I once had to wear a bandage on my nose similar to Jake’s, but I don’t think it helped me look quite as imposing!
Written By: Roman Polanski & Robert Towne
Directed By: Roman Polanski
Noir was dead and buried by 1974, unless of course you are one to count the atrocious 1973 Double Indemnity remake as a return to noir form? If you are, then I don’t like you, no way around that. For those of us with functioning brains, that movie sucked and was outdone in every way possible by the true return to noir in the form of Chinatown. It is both a traditional noir and a non-conventional one. It is because of its willingness to adhere to classic noir rules that people flocked to it, but it is in its ability to buck noir conventions and think differently that people loved it.
Like all noir films, Chinatown is slick, very slick. Fast characters and fast dialogue are the norm, but in Chinatown the characters have grown up a little and while it is subtle in new ways much of the 1940’s subtlety of the noir is gone. Sex is no longer implied through dialogue, it now happens, rape and incest are still implied however. We see heavy violence, but the clues that lead to the situations of heavy violence are still laid down subtly. There is a deep wit about Chinatown, characters include words that they should never know in ordinary conversations and no one ever says what they actually mean. Chinatown embraces every noir dialogue standard, but it changes the subject matter and makes its content a little more implicit, it avoids being a standard noir by working with the genre to become something more.
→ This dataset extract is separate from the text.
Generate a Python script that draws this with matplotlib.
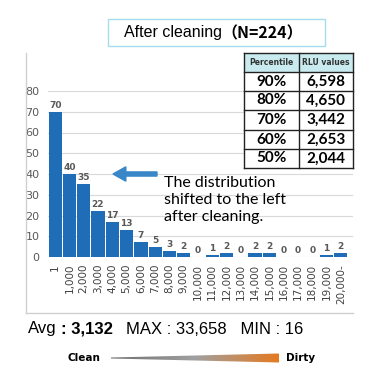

At the heart of Chinatown is the performance of Jack Nicholson, and it is amazing to watch him in action before he thought overacting was the key to every role. His Jake Gittes is a simple man, not stupid, but simple. He likes things cut and dry and he doesn’t have much time for beating around the bush. But, unlike the classic noir detective he isn’t a hard shell, there is a softness to him. The classics played by Bogey and others had heart, they just hid it deeply. Jake has heart and he wears it on his sleeve, it doesn’t take much to make him feel sympathy and therefore he is quite different from the amoral noir detective of old. Jake becomes our sympathetic anchor in the film, he carries us along for the ride, even when we aren’t sure if we like where it is going. This is Jack Nicholson in his finest role and one of the best noir detective ever put to screen.
The rest of the cast is more then sufficient, John Huston is brilliant as the sly, clearly evil, old man. Faye Dunaway is icy, but much like Jake, Evelyn’s ice slowly melts to reveal not a traditional femme fatale, but rather a scared woman who we want to root for. The bit players all know their roles and they play them well, including Roman Polanski himself as the knife wielding midget who allows for Nicholson to play the majority of the film under a bandage. They talk fast, they move freely and they inhabit the 1930’s flawlessly.
Another area where Chinatown excels is in its set design and its ability to capture the look of 1930’s Los Angeles. The score of Jerry Goldsmith splendidly creates an atmosphere for the entire film, a foreboding that should have let us all know early on that Chinatown wouldn’t contain any sort of happy ending. The cinematography of John Alonzo is excellent in parts, but there are moments when I felt he was too loose with the lighting and the brightness. It was never a major detriment, but there were times when I didn’t feel he was in tune with the actors or the score and the film dropped out of looking like a noir for a moment here and there.
The noir genre has enjoyed revivals from time to time, the most recent being 2005’s Brick. But, it is a genre that will never be as popular as it was in the 40’s & 50’s. Chinatown is a great entry in the genre, a noir that works with the traditions of noir and goes outside of convention to remain different. What says the most about Chinatown is that while it is a child of the 1970’s, it fits in just fine with any classic noir from the 40’s or 50’s. that is a testament to the fine craftsmanship of Chinatown that goes beyond any words I could type.